Print, word for word, every line from the beginning of the listing up to and including the line with "const yDomain = [0, 12.5];". Pictures are to be excluded.

┌────────

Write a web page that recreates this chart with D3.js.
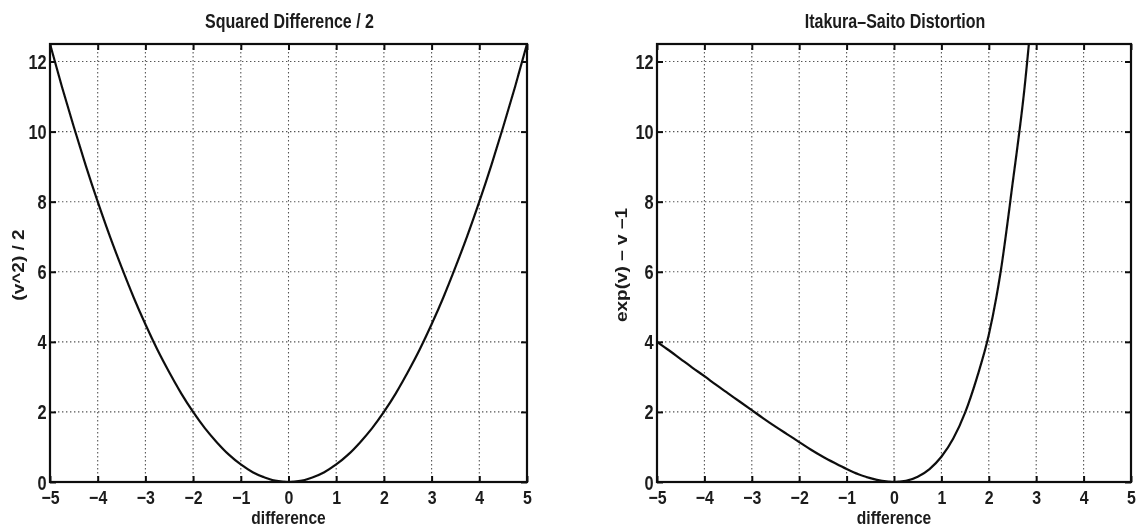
<!DOCTYPE html>
<html>
<head>
<meta charset="utf-8">
<script src="https://cdn.jsdelivr.net/npm/d3@7"></script>
<style>
  html, body { margin: 0; padding: 0; background: #fff; }
  svg { display: block; }
  text { font-family: "Liberation Sans", Arial, Helvetica, sans-serif; fill: #1a1a1a; font-weight: bold; }
</style>
</head>
<body>
<svg id="chart" width="1138" height="527"></svg>
<script>
// Shared axis ticks
const xTicks = [-5, -4, -3, -2, -1, 0, 1, 2, 3, 4, 5];
const yTicks = [0, 2, 4, 6, 8, 10, 12];
const xDomain = [-5, 5];
const yDomain = [0, 12.5];

// Left panel: squared difference / 2
const sqV = [-5, -4.75, -4.5, -4.25, -4, -3.75, -3.5, -3.25, -3, -2.75, -2.5, -2.25, -2, -1.75, -1.5, -1.25, -1, -0.75, -0.5, -0.25,
             0, 0.25, 0.5, 0.75, 1, 1.25, 1.5, 1.75, 2, 2.25, 2.5, 2.75, 3, 3.25, 3.5, 3.75, 4, 4.25, 4.5, 4.75, 5];
const sqD = [12.5, 11.28, 10.13, 9.03, 8.0, 7.03, 6.13, 5.28, 4.5, 3.78, 3.13, 2.53, 2.0, 1.53, 1.13, 0.78, 0.5, 0.28, 0.13, 0.03,
             0, 0.03, 0.13, 0.28, 0.5, 0.78, 1.13, 1.53, 2.0, 2.53, 3.13, 3.78, 4.5, 5.28, 6.13, 7.03, 8.0, 9.03, 10.13, 11.28, 12.5];

// Right panel: Itakura-Saito distortion
const isV = [-5, -4.75, -4.5, -4.25, -4, -3.75, -3.5, -3.25, -3, -2.75, -2.5, -2.25, -2, -1.75, -1.5, -1.25, -1, -0.75, -0.5, -0.25,
             0, 0.25, 0.5, 0.75, 1, 1.25, 1.5, 1.75, 2, 2.25, 2.5, 2.75, 3];
const isD = [4.0, 3.76, 3.51, 3.26, 3.02, 2.77, 2.53, 2.29, 2.05, 1.81, 1.58, 1.36, 1.14, 0.92, 0.72, 0.54, 0.37, 0.22, 0.11, 0.03,
             0, 0.03, 0.15, 0.37, 0.72, 1.24, 1.98, 2.98, 4.2, 6.0, 8.5, 11.2, 14.8];

const panels = [
  { id: "sq", title: "Squared Difference / 2", ylabel: "(v^2) / 2", xlabel: "difference",
    v: sqV, d: sqD, left: 50, right: 527, ylabelX: 24 },
  { id: "is", title: "Itakura\u2013Saito Distortion", ylabel: "exp(v) \u2013 v \u20131", xlabel: "difference",
    v: isV, d: isD, left: 657, right: 1131, ylabelX: 627 }
];

const plotTop = 44, plotBottom = 482;
const sx = 0.84; // horizontal compression of the type face
const svg = d3.select("#chart");
const defs = svg.append("defs");
defs.append("filter").attr("id", "soft")
  .append("feGaussianBlur").attr("stdDeviation", 0.4);

const root = svg.append("g").attr("filter", "url(#soft)");

panels.forEach(p => {
  const x = d3.scaleLinear().domain(xDomain).range([p.left, p.right]);
  const y = d3.scaleLinear().domain(yDomain).range([plotBottom, plotTop]);
  const g = root.append("g");

  // dotted grid
  g.append("g").selectAll("line").data(xTicks.slice(1, -1)).join("line")
    .attr("x1", d => x(d)).attr("x2", d => x(d)).attr("y1", plotTop).attr("y2", plotBottom)
    .attr("stroke", "#555").attr("stroke-width", 1.1).attr("stroke-dasharray", "1.4,2.6");
  g.append("g").selectAll("line").data(yTicks.slice(1)).join("line")
    .attr("x1", p.left).attr("x2", p.right).attr("y1", d => y(d)).attr("y2", d => y(d))
    .attr("stroke", "#555").attr("stroke-width", 1.1).attr("stroke-dasharray", "1.4,2.6");

  // curve, clipped to the plot box
  const clipId = "clip-" + p.id;
  defs.append("clipPath").attr("id", clipId).append("rect")
    .attr("x", p.left).attr("y", plotTop).attr("width", p.right - p.left).attr("height", plotBottom - plotTop);
  const pts = p.v.map((v, i) => [v, p.d[i]]);
  g.append("path").datum(pts)
    .attr("clip-path", `url(#${clipId})`)
    .attr("fill", "none").attr("stroke", "#111").attr("stroke-width", 2.2)
    .attr("d", d3.line().x(d => x(d[0])).y(d => y(d[1])).curve(d3.curveMonotoneX));

  // axes with inward ticks on all four sides
  const axB = g.append("g").attr("transform", `translate(0,${plotBottom})`)
    .call(d3.axisBottom(x).tickValues(xTicks).tickSizeInner(-6).tickSizeOuter(0).tickPadding(0));
  axB.selectAll("text").attr("y", 22).attr("dy", null)
    .attr("transform", `scale(${sx},1)`).style("font-size", "19px");
  const axL = g.append("g").attr("transform", `translate(${p.left},0)`)
    .call(d3.axisLeft(y).tickValues(yTicks).tickSizeInner(-6).tickSizeOuter(0).tickPadding(0));
  axL.selectAll("text").attr("x", -4).attr("dy", "0.36em")
    .attr("transform", `scale(${sx},1)`).style("font-size", "19.5px");
  g.append("g").attr("transform", `translate(0,${plotTop})`)
    .call(d3.axisTop(x).tickValues(xTicks).tickSizeInner(-6).tickSizeOuter(0).tickFormat(""));
  g.append("g").attr("transform", `translate(${p.right},0)`)
    .call(d3.axisRight(y).tickValues(yTicks).tickSizeInner(-6).tickSizeOuter(0).tickFormat(""));
  g.selectAll(".domain").remove();
  g.selectAll(".tick line").attr("stroke", "#111").attr("stroke-width", 2);
  g.selectAll(".tick text").attr("fill", "#1a1a1a").style("font-family", "'Liberation Sans', Arial, sans-serif");

  // frame
  g.append("rect").attr("x", p.left).attr("y", plotTop)
    .attr("width", p.right - p.left).attr("height", plotBottom - plotTop)
    .attr("fill", "none").attr("stroke", "#111").attr("stroke-width", 2.2);

  const cx = (p.left + p.right) / 2;
  // title
  g.append("text").attr("transform", `translate(${cx + 1},28) scale(0.8,1)`)
    .attr("text-anchor", "middle").style("font-size", "20px").text(p.title);
  // x label
  g.append("text").attr("transform", `translate(${cx},524) scale(0.82,1)`)
    .attr("text-anchor", "middle").style("font-size", "19px").text(p.xlabel);
  // y label: glyph height compressed, length kept
  g.append("text").attr("transform", `translate(${p.ylabelX},${(plotTop + plotBottom) / 2 + 2}) rotate(-90) scale(1,0.85)`)
    .attr("text-anchor", "middle").style("font-size", "19px").text(p.ylabel);
});
</script>
</body>
</html>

└────────

= Written response =
Write a web page that recreates this chart with D3.js.
<!DOCTYPE html>
<html>
<head>
<meta charset="utf-8">
<script src="https://cdn.jsdelivr.net/npm/d3@7"></script>
<style>
  html, body { margin: 0; padding: 0; background: #fff; }
  svg { display: block; }
  text { font-family: "Liberation Sans", Arial, Helvetica, sans-serif; fill: #1a1a1a; font-weight: bold; }
</style>
</head>
<body>
<svg id="chart" width="1138" height="527"></svg>
<script>
// Shared axis ticks
const xTicks = [-5, -4, -3, -2, -1, 0, 1, 2, 3, 4, 5];
const yTicks = [0, 2, 4, 6, 8, 10, 12];
const xDomain = [-5, 5];
const yDomain = [0, 12.5];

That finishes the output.